Palma nos parece todavía una ciudad un poco levítica, decimonónica y romántica, algo más antigua de lo que quizás sea ya en realidad. En sus discotecas y salas de baile más modernas predominan invariablemente la juventud y la sofisticación, tanto entre quienes buscan quizás el amor de su vida como entre quienes buscan tan sólo un amor que dure apenas unas pocas horas. Nosotros, por nuestra parte, sólo observamos, como espectadores, aunque quizás también pensemos en ese amor que sabemos que un día habrá de llegar y que tal vez marcará, ya para siempre, nuestras vidas.

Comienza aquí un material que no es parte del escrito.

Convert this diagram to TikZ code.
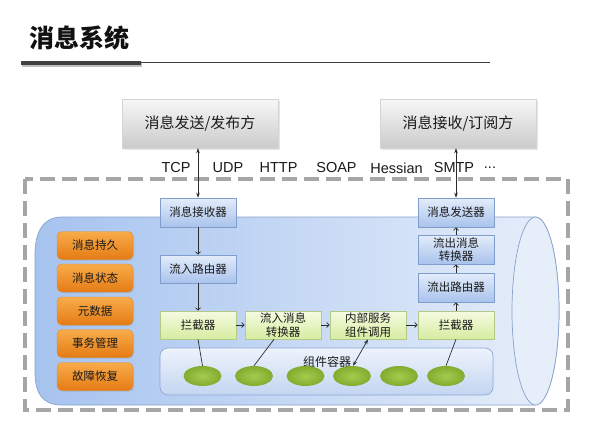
\documentclass[tikz,border=0pt]{standalone}
\usepackage{fontspec}
\setmainfont{Noto Sans CJK SC}
\newfontfamily\latinf{Liberation Sans}
\usetikzlibrary{arrows.meta,shadows,shapes.geometric}
\definecolor{txt}{HTML}{1A1A1A}
\definecolor{lineC}{HTML}{2B2B2B}
\definecolor{dashC}{HTML}{A6A6A6}
\definecolor{cylL}{HTML}{A6C3EF}
\definecolor{cylR}{HTML}{E6EEFA}
\definecolor{cylB}{HTML}{8AA2CB}
\definecolor{boxblueT}{HTML}{E3ECFA}
\definecolor{boxblueD}{HTML}{A9C3EC}
\definecolor{boxblueB}{HTML}{7F9DCD}
\definecolor{grnT}{HTML}{F5FBE2}
\definecolor{grnD}{HTML}{D6ECA0}
\definecolor{grnB}{HTML}{B2C98A}
\definecolor{orT}{HTML}{F8AC4A}
\definecolor{orD}{HTML}{E57B14}
\definecolor{orB}{HTML}{E08A2E}
\definecolor{grayT}{HTML}{F7F7F7}
\definecolor{grayD}{HTML}{CBCBCB}
\definecolor{contT}{HTML}{EEF3FC}
\definecolor{contD}{HTML}{C3D5F1}
\definecolor{contB}{HTML}{8EA8D6}
\definecolor{ellIn}{HTML}{A5CB50}
\definecolor{ellOut}{HTML}{82AC2E}
\definecolor{titleC}{HTML}{111111}
\definecolor{barC}{HTML}{404040}
\begin{document}
\begin{tikzpicture}[x=1pt,y=-1pt,
  boxfont/.style={font=\fontsize{11.5}{13.5}\selectfont, text=txt, align=center, inner sep=1pt},
  bluebox/.style={boxfont, draw=boxblueB, line width=0.6pt, top color=boxblueT, bottom color=boxblueD, minimum width=76pt, minimum height=29pt},
  greenbox/.style={boxfont, draw=grnB, line width=0.6pt, top color=grnT, bottom color=grnD, minimum width=76pt, minimum height=29pt},
  orangebox/.style={boxfont, draw=orB, line width=0.4pt, top color=orT, bottom color=orD, rounded corners=5pt, minimum width=76pt, minimum height=28pt, drop shadow={opacity=0.25, shadow xshift=1pt, shadow yshift=-1.2pt}},
  graybox/.style={font=\fontsize{15}{18}\selectfont, text=txt, draw=grayD!80, line width=0.4pt, top color=grayT, bottom color=grayD, minimum width=156pt, minimum height=49pt, drop shadow={opacity=0.2, shadow xshift=1.5pt, shadow yshift=-1.5pt}},
  greenell/.style={ellipse, inner color=ellIn, outer color=ellOut, minimum width=38pt, minimum height=20pt, inner sep=0pt},
  proto/.style={font=\latinf\fontsize{14.5}{16}\selectfont, text=txt, inner sep=0pt},
  conn/.style={draw=lineC, line width=0.7pt},
  barb/.style={conn, -{Straight Barb[length=2.5pt,width=5pt]}},
  dbl/.style={conn, {Stealth[length=5pt,width=3.5pt]}-{Stealth[length=5pt,width=3.5pt]}}
]
\useasboundingbox (0,0) rectangle (596,440);
\fill[white] (0,0) rectangle (596,440);

% title
\node[font=\fontsize{25}{30}\selectfont\bfseries, text=titleC, inner sep=0pt] (title) at (79,38) {消息系统};
\fill[black!25] (22,62) rectangle (142,66.5);
\fill[barC] (21,60.5) rectangle (141,64.5);
\draw[barC, line width=1.2pt] (141,62.5) -- (490,62.5);

% top boxes
\node[graybox] (pub) at (200,123.5) {消息发送/发布方};
\node[graybox] (sub) at (458,123.5) {消息接收/订阅方};

% protocols
\node[proto] (p1) at (176,168) {TCP};
\node[proto] (p2) at (228,168) {UDP};
\node[proto] (p3) at (278.5,168) {HTTP};
\node[proto] (p4) at (336.5,168) {SOAP};
\node[proto] (p5) at (396.5,168) {Hessian};
\node[proto] (p6) at (454,168) {SMTP};
\node[proto] (p7) at (490,168) {...};

% dashed frame
\draw[dashC, line width=3.5pt, dash pattern=on 15pt off 7pt] (25,179) rectangle (568,410);

% cylinder
\path[left color=cylL, right color=cylR, draw=cylB, line width=0.7pt]
  (535.5,217) -- (62,217) .. controls (43,217) and (35,232) .. (35,255)
  -- (35,372) .. controls (35,394) and (43,405) .. (62,405)
  -- (535.5,405) arc[start angle=90, end angle=-90, x radius=23.5, y radius=94] -- cycle;
\draw[cylB, line width=0.7pt, fill=cylR] (535.5,311) ellipse[x radius=23.5, y radius=94];

% component container
\path[draw=contB, line width=0.7pt, top color=contT, bottom color=contD, rounded corners=8pt] (160,348) rectangle (493,395);
\node[boxfont, font=\fontsize{12}{14}\selectfont] (contlabel) at (327,362) {组件容器};

\node[greenell] (e1) at (202.5,376) {};
\node[greenell] (e2) at (254,376) {};
\node[greenell] (e3) at (305.5,376) {};
\node[greenell] (e4) at (352,376) {};
\node[greenell] (e5) at (399,376) {};
\node[greenell] (e6) at (446,376) {};

% orange boxes
\node[orangebox] (o1) at (95,245.5) {消息持久};
\node[orangebox] (o2) at (95,278) {消息状态};
\node[orangebox] (o3) at (95,311) {元数据};
\node[orangebox] (o4) at (95,343.5) {事务管理};
\node[orangebox] (o5) at (95,376.5) {故障恢复};

% flow boxes
\node[bluebox] (recv) at (198,212.5) {消息接收器};
\node[bluebox, minimum height=28pt] (inroute) at (198,269) {流入路由器};
\node[greenbox, minimum height=28pt] (int1) at (198,325) {拦截器};
\node[greenbox, minimum height=28pt] (conv) at (283,325) {流入消息\\转换器};
\node[greenbox, minimum height=28pt] (svc) at (368,325) {内部服务\\组件调用};
\node[greenbox, minimum height=28pt] (int2) at (456,325) {拦截器};
\node[bluebox] (outroute) at (456,287.5) {流出路由器};
\node[bluebox] (outconv) at (456,249.5) {流出消息\\转换器};
\node[bluebox] (send) at (456,212.5) {消息发送器};

% connectors
\draw[dbl] (recv.north) -- (recv.north |- pub.south);
\draw[dbl] (send.north) -- (send.north |- sub.south);
\draw[barb] (recv.south) -- (inroute.north);
\draw[barb] (inroute.south) -- (int1.north);
\draw[barb] (int1.east) -- (conv.west);
\draw[barb] (conv.east) -- (svc.west);
\draw[barb] (svc.east) -- (int2.west);
\draw[barb] (int2.north) -- (outroute.south);
\draw[barb] (outroute.north) -- (outconv.south);
\draw[barb] (outconv.north) -- (send.south);
\draw[conn] (int1.south) -- (e1.north);
\draw[conn] ([xshift=-9pt]conv.south) -- (e2.north);
\draw[dbl] (svc.south) -- ([xshift=1pt]e4.north);
\draw[conn] (int2.south) -- (e6.north);
\end{tikzpicture}
\end{document}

El tiempo pasa lento, y pensamos, ingenuamente, que los años ochenta no se acabarán tal vez jamás, que de algún modo misterioso durarán más o menos eternamente. Tenemos aún poco más de veinte años y no sabemos todavía cuáles de nuestros sueños y de nuestros anhelos se acabarán quizás cumpliendo en el futuro, o cómo serán nuestras vidas dentro de treinta o cuarenta años. A veces, nos preguntamos si hasta llegar finalmente a ese distante punto del camino, que hoy vislumbramos tan lejano, habrá más risas que tristezas, más proyectos cumplidos que esperanzas desvanecidas, más instantes de luz y de plenitud que momentos de rutina y de soledad.
Varios pensamientos se repiten de manera reiterada en nuestra mente. Uno de ellos es que quisiéramos que las personas que amamos permanecieran siempre a nuestro lado, que las personas que admiramos no desaparecieran nunca, pero no nos es posible siquiera intuir durante cuánto tiempo nos acompañarán. O nosotros a ellas. Todas esas ideas y sensaciones han vuelto a hacerse de nuevo muy presentes para mí a lo largo de esta noche, tan próxima y tan lejana a la vez, que en breve llegará a su fin. Pronto me iré ya a descansar. Aun así, quizás saldré de nuevo esta próxima noche o tal vez ya mañana. Sí, mejor ya mañana.
Termino de escuchar Ordinary world. Abro los ojos. Vuelvo al tiempo presente. Aquellos mismos lugares y espacios que hace casi cuatro décadas un día recorrimos, nos recuerdan ahora, en cierto modo, todas las cosas que no volverán, todas las cosas ya para siempre perdidas. «¿Dónde está la vida que solía reconocer? Desapareció. Pero no lloraré por el ayer, hay un mundo ordinario que, de alguna forma, tengo que encontrar. Y mientras intento recorrer mi camino hacia el mundo ordinario, aprenderé a sobrevivir», dice la letra de esa preciosa canción, que nos recuerda, también ahora, que en cada momento de nuestras vidas, de nuestro muy cambiante mundo ordinario, hay siempre un camino que, de alguna forma, debemos todos intentar encontrar.